Political RSOs on campus

From left to right, Evan Oudekerk of the Young Americans for Liberty, Jack Levy of the College Democrats, Daniel Jaruzel of the Democratic Socialists and Jacob Menhee of the College Republicans. 

Western Michigan University students debated environmentalism, gerrymandering, voting and more during a WeVote hosted panel on Nov. 2.

Representatives of four political RSOs, the College Republicans, College Democrats, Young Americans for Liberty and the Democratic Socialists of America, responded to questions curated from the internet regarding the issues facing young voters.

The panel began with each group describing their purpose and goals. Jack Levy of the College Democrats and Jacob Menhee of the College Republicans both said that their groups exist to encourage young people’s engagement with their affiliate parties. For the other two groups, neither of which endorses a specific party, the answer was less straightforward.

“For us it’s all about long term goals,” said Daniel Jaruzel of the Democratic Socialists. “Our long term goal is to democratize control over the means of production.” Their short term goal, he said, was to see all three Michigan ballot proposals pass.

“What we focus on is individual liberty and the Bill of Rights,” said Evan Oudekerk, speaking on behalf of the Young Americans for Liberty. “If you’re a libertarian and you think that means voting just for libertarian candidates, well you’re just not going to win any elections,” he said. Oudekerk endorsed split ticket voting, saying that while he typically supports Republicans, he has always split his ballot between the parties.

The groups also discussed their positions on the ballot proposals at stake this November. “Our stance, or the official stance endorsed by the Republican party, is vote no on all three proposals,” said Menhee. Within the College Republicans, and the Republican Party at large, there are some who are planning to vote yes on Proposal 1, he clarified.

Oudekerk, Representing the Young Americans for Liberty, spoke in support of Proposal 1, but expressed concerns regarding Proposals 2 and 3. “Proposal 1 is really simple, it means more freedom,” said Oudekerk. He then said that the group can not support Proposals 2 due to concerns over giving redistricting power to an unelected group. Moreover, he worried that the Proposal might simply replace Republican gerrymandering with Democratic gerrymandering.

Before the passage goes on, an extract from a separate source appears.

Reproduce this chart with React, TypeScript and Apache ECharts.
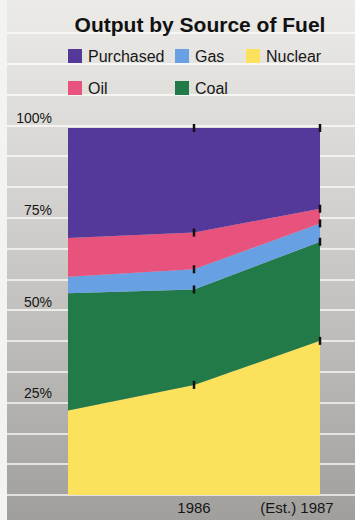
import React, { useEffect, useRef } from "react";
import * as echarts from "echarts";

// Share of output (%) by fuel, stacked bottom to top
const categories = ["1985", "1986", "1987"];
const xLabels = ["", "1986", "(Est.) 1987"];
const yLabelValues = [25, 50, 75, 100];

const nuclear = [23, 30, 42];
const coal = [32, 26, 27];
const gas = [4.5, 5.5, 5];
const oil = [10.5, 10, 4];
const purchased = [30, 28.5, 22];

const seriesDefs = [
  { name: "Nuclear", values: nuclear, color: "#fbe15c" },
  { name: "Coal", values: coal, color: "#217a47" },
  { name: "Gas", values: gas, color: "#68a0e4" },
  { name: "Oil", values: oil, color: "#e7537c" },
  { name: "Purchased", values: purchased, color: "#55399a" },
];

const FONT = "Liberation Sans";

export default function App() {
  const ref = useRef<HTMLDivElement>(null);

  useEffect(() => {
    if (!ref.current) return;
    const chart = echarts.init(ref.current, null, { renderer: "svg" });

    const legendPos: Record<string, [number, number]> = {
      Purchased: [68, 48],
      Gas: [175, 48],
      Nuclear: [246, 48],
      Oil: [68, 80],
      Coal: [175, 80],
    };

    const legends = Object.keys(legendPos).map((name) => ({
      data: [name],
      left: legendPos[name][0],
      top: legendPos[name][1],
      padding: 0,
      itemWidth: 14,
      itemHeight: 14,
      itemGap: 0,
      icon: "rect",
      selectedMode: false,
      textStyle: { fontFamily: FONT, fontSize: 16, color: "#161616", padding: [0, 0, 0, 1] },
    }));

    const areaSeries = seriesDefs.map((s) => ({
      name: s.name,
      type: "line",
      stack: "share",
      xAxisIndex: 0,
      yAxisIndex: 0,
      data: s.values,
      showSymbol: false,
      symbol: "none",
      lineStyle: { width: 0 },
      areaStyle: { color: s.color, opacity: 1 },
      itemStyle: { color: s.color },
      z: 2,
    }));

    // small black tick marks on each boundary at 1986 and 1987
    const tickSeries = seriesDefs.map((s) => ({
      name: s.name + "-tick",
      type: "line",
      stack: "ticks",
      xAxisIndex: 0,
      yAxisIndex: 0,
      data: s.values.map((v, i) => (i === 0 ? { value: v, symbol: "none" } : v)),
      symbol: "rect",
      symbolSize: [2.5, 8],
      showSymbol: true,
      lineStyle: { width: 0, opacity: 0 },
      itemStyle: { color: "#111" },
      z: 4,
      silent: true,
    }));

    chart.setOption({
      animation: false,
      backgroundColor: "#f3f3f1",
      title: {
        text: "Output by Source of Fuel",
        left: 195,
        textAlign: "center",
        top: 9,
        textStyle: { fontFamily: FONT, fontSize: 21, fontWeight: "bold", color: "#111" },
      },
      graphic: [
        {
          type: "rect",
          left: 7,
          top: 0,
          shape: { width: 348, height: 520 },
          style: {
            fill: new echarts.graphic.LinearGradient(0, 0, 0, 1, [
              { offset: 0, color: "#ecebe8" },
              { offset: 0.45, color: "#cfcdca" },
              { offset: 1, color: "#a19f9c" },
            ]),
          },
          z: -10,
          silent: true,
        },
      ],
      legend: legends,
      grid: [
        { left: 68, right: 35, top: 128, bottom: 25 },
        { left: 7, right: 0, top: 33, bottom: 25 },
      ],
      xAxis: [
        {
          type: "category",
          gridIndex: 0,
          data: categories,
          boundaryGap: false,
          axisLine: { show: false },
          axisTick: { show: false },
          axisLabel: {
            interval: 0,
            margin: 5,
            fontFamily: FONT,
            fontSize: 15,
            color: "#161616",
            formatter: (_v: string, i: number) =>
              i === 2 ? `{est|${xLabels[i]}}` : xLabels[i],
            rich: {
              est: { fontFamily: FONT, fontSize: 15, color: "#161616", padding: [0, 46, 0, 0] },
            },
          },
        },
        { type: "value", gridIndex: 1, show: false, min: 0, max: 1 },
      ],
      yAxis: [
        {
          type: "value",
          gridIndex: 0,
          min: 0,
          max: 100,
          interval: 25,
          splitLine: { show: false },
          axisLine: { show: false },
          axisTick: { show: false },
          axisLabel: {
            margin: 16,
            fontFamily: FONT,
            fontSize: 14,
            color: "#161616",
            verticalAlign: "bottom",
            padding: [0, 0, 3, 0],
            formatter: (v: number) => (yLabelValues.includes(v) ? `${v}%` : ""),
          },
        },
        {
          type: "value",
          gridIndex: 1,
          min: 0,
          max: 15,
          interval: 1,
          axisLine: { show: false },
          axisTick: { show: false },
          axisLabel: { show: false },
          splitLine: { show: true, lineStyle: { color: "#ffffff", width: 1.5, opacity: 0.9 } },
        },
      ],
      series: [...areaSeries, ...tickSeries],
    });

    return () => chart.dispose();
  }, []);

  return (
    <div
      ref={ref}
      style={{ position: "fixed", left: 0, top: 0, width: 355, height: 520 }}
    />
  );
}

Concerns over voter fraud also prevent the group from endorsing Proposal 3, according to Oudekerk.

Levy, speaking for the College Democrats, was in favor of all three ballot proposals. “Gerrymandering is something that all parties do, Republicans and Democrats, but this Proposal would end it across the board,” he said, addressing concerns about Democratic gerrymandering.

Jaruzel stated that the Democratic Socialists support all three ballot measures while taking particular interest in Proposal 1. “I am without a party,” he said. “So I would just encourage that everyone vote for all three proposals. Especially Proposal 1, that’s something that is really important for a lot of college students and keeping them out of jail.”

The groups were then asked to explain their positions on environmental policy. Menhee was the first to answer the question. “What we are about is finding where economics and environmentalism meet. If we invested all the money that the government could into climate change we could probably fix it. But then we’d have a huge debt to worry about, so it’s about finding where the needs intersect,” Menhee said.

Levy expressed frustration at the Republican Party’s handling of the environment, criticizing the policy decisions of Sen. Margaret O’Brien. “O’Brien voted in favor of letting industries making their own regulations as to what they put in the water,” he said. The best approach to managing the competing needs of economics and environmentalism, he said, is to make the environment part of the economy. “If we can invest in keeping our environment beautiful, then people will want to see it. Tourism dollars can make up for the revenue in other industries.”

For Jaruzel, environmental concerns trumped all others. “Socialism is the means to environmentalism,” he said. He criticized the disposable products that he believes capitalist societies produce instead of sturdier, longer lasting goods. “If you throw a product out than that means you have to buy a new one. Capitalism, infinite growth, drives that, but when the environment is destroyed then our little political squabbling and out economy won’t mean anything.”

Oudekerk and Menhee both concluded by defending Republican control of the executive and legislative branch, and Menhee expressed a strong desire for continued Republican control within the state government. “Rick Snyder is great but he’s not perfect. But to scrap everything he’s done and start from scratch instead of just trying to fix those problems but stay on the same track seems like a step backwards,” Menhee said.

Levy concluded by expressing disappointment with the current state of affairs in Michigan under the control of the Republican party. “When you look at Lansing, it’s the perfect metaphor for the state as a whole,” he said. “It’s always under construction and frankly it just looks like s---.”

Regardless of the results of the midterm elections, all four speakers hope that it motivates college students to take a larger role in the political process through campaigning, activism, and voting.